/---
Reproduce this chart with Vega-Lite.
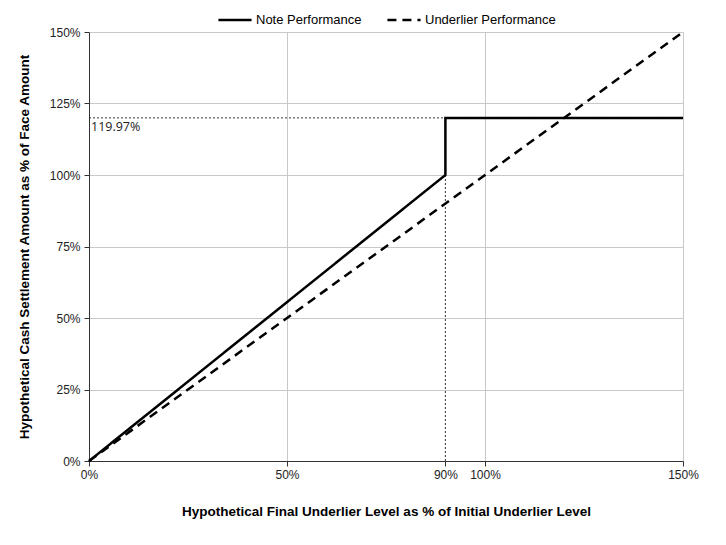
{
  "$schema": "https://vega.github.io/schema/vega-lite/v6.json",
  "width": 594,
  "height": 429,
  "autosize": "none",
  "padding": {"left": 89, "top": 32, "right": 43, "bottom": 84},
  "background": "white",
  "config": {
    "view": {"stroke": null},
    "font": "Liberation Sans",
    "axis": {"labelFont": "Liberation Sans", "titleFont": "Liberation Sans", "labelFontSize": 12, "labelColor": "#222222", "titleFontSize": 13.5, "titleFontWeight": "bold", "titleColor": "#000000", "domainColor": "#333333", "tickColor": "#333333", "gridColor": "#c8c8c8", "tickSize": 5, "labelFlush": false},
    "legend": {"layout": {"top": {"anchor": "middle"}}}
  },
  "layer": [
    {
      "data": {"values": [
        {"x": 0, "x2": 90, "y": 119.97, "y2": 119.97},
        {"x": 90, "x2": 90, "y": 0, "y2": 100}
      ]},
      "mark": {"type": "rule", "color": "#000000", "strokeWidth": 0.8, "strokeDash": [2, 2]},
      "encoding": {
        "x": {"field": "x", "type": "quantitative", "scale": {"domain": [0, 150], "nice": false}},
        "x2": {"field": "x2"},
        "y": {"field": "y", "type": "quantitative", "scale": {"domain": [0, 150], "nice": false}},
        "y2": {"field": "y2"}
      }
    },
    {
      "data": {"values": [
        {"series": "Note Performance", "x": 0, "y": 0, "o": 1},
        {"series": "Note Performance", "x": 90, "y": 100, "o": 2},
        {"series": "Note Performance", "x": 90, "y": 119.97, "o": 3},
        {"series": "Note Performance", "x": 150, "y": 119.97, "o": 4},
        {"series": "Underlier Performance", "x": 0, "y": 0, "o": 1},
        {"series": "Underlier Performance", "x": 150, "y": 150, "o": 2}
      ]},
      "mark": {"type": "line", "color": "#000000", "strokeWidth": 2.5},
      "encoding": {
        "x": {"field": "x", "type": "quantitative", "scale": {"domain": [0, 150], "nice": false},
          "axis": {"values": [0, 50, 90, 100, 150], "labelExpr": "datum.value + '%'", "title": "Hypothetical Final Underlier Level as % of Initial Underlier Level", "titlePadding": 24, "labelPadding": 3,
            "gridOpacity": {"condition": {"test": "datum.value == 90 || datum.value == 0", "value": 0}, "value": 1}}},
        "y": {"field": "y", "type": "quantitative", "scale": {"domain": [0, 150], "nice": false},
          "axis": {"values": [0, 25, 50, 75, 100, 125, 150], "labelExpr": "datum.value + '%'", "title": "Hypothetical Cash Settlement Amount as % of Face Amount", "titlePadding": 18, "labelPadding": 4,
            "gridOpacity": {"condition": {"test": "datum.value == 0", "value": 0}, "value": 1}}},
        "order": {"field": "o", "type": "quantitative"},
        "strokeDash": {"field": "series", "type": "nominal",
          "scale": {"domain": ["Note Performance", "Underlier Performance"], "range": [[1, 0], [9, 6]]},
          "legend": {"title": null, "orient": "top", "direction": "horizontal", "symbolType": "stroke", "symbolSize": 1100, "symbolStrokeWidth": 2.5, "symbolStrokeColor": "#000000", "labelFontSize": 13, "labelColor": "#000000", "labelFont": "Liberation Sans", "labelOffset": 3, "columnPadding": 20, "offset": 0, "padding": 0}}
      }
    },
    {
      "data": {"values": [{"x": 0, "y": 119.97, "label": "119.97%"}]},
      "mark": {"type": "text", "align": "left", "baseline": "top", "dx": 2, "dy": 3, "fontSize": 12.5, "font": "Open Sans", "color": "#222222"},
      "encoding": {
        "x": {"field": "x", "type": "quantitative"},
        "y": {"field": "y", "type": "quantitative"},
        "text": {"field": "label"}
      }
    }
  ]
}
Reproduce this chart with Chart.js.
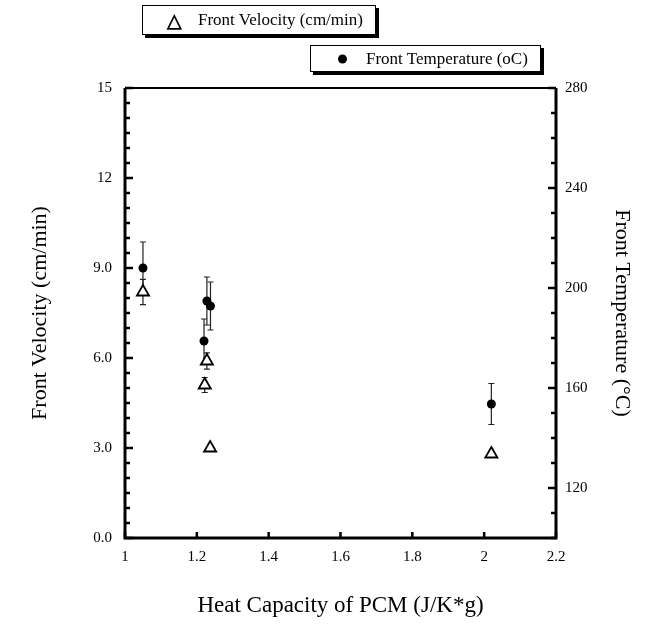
\---
* Task to carry out
Restate each line of the records exactly; pictures do not belong in the copy.

* Solution
Reproduce this chart with Vega-Lite.
{
  "$schema": "https://vega.github.io/schema/vega-lite/v6.json",
  "width": 594,
  "height": 429,
  "autosize": "none",
  "padding": {"left": 89, "top": 32, "right": 43, "bottom": 84},
  "background": "white",
  "config": {
    "view": {"stroke": null},
    "font": "Liberation Sans",
    "axis": {"labelFont": "Liberation Sans", "titleFont": "Liberation Sans", "labelFontSize": 12, "labelColor": "#222222", "titleFontSize": 13.5, "titleFontWeight": "bold", "titleColor": "#000000", "domainColor": "#333333", "tickColor": "#333333", "gridColor": "#c8c8c8", "tickSize": 5, "labelFlush": false},
    "legend": {"layout": {"top": {"anchor": "middle"}}}
  },
  "layer": [
    {
      "data": {"values": [
        {"x": 0, "x2": 90, "y": 119.97, "y2": 119.97},
        {"x": 90, "x2": 90, "y": 0, "y2": 100}
      ]},
      "mark": {"type": "rule", "color": "#000000", "strokeWidth": 0.8, "strokeDash": [2, 2]},
      "encoding": {
        "x": {"field": "x", "type": "quantitative", "scale": {"domain": [0, 150], "nice": false}},
        "x2": {"field": "x2"},
        "y": {"field": "y", "type": "quantitative", "scale": {"domain": [0, 150], "nice": false}},
        "y2": {"field": "y2"}
      }
    },
    {
      "data": {"values": [
        {"series": "Note Performance", "x": 0, "y": 0, "o": 1},
        {"series": "Note Performance", "x": 90, "y": 100, "o": 2},
        {"series": "Note Performance", "x": 90, "y": 119.97, "o": 3},
        {"series": "Note Performance", "x": 150, "y": 119.97, "o": 4},
        {"series": "Underlier Performance", "x": 0, "y": 0, "o": 1},
        {"series": "Underlier Performance", "x": 150, "y": 150, "o": 2}
      ]},
      "mark": {"type": "line", "color": "#000000", "strokeWidth": 2.5},
      "encoding": {
        "x": {"field": "x", "type": "quantitative", "scale": {"domain": [0, 150], "nice": false},
          "axis": {"values": [0, 50, 90, 100, 150], "labelExpr": "datum.value + '%'", "title": "Hypothetical Final Underlier Level as % of Initial Underlier Level", "titlePadding": 24, "labelPadding": 3,
            "gridOpacity": {"condition": {"test": "datum.value == 90 || datum.value == 0", "value": 0}, "value": 1}}},
        "y": {"field": "y", "type": "quantitative", "scale": {"domain": [0, 150], "nice": false},
          "axis": {"values": [0, 25, 50, 75, 100, 125, 150], "labelExpr": "datum.value + '%'", "title": "Hypothetical Cash Settlement Amount as % of Face Amount", "titlePadding": 18, "labelPadding": 4,
            "gridOpacity": {"condition": {"test": "datum.value == 0", "value": 0}, "value": 1}}},
        "order": {"field": "o", "type": "quantitative"},
        "strokeDash": {"field": "series", "type": "nominal",
          "scale": {"domain": ["Note Performance", "Underlier Performance"], "range": [[1, 0], [9, 6]]},
          "legend": {"title": null, "orient": "top", "direction": "horizontal", "symbolType": "stroke", "symbolSize": 1100, "symbolStrokeWidth": 2.5, "symbolStrokeColor": "#000000", "labelFontSize": 13, "labelColor": "#000000", "labelFont": "Liberation Sans", "labelOffset": 3, "columnPadding": 20, "offset": 0, "padding": 0}}
      }
    },
    {
      "data": {"values": [{"x": 0, "y": 119.97, "label": "119.97%"}]},
      "mark": {"type": "text", "align": "left", "baseline": "top", "dx": 2, "dy": 3, "fontSize": 12.5, "font": "Open Sans", "color": "#222222"},
      "encoding": {
        "x": {"field": "x", "type": "quantitative"},
        "y": {"field": "y", "type": "quantitative"},
        "text": {"field": "label"}
      }
    }
  ]
}
Reproduce this chart with Chart.js.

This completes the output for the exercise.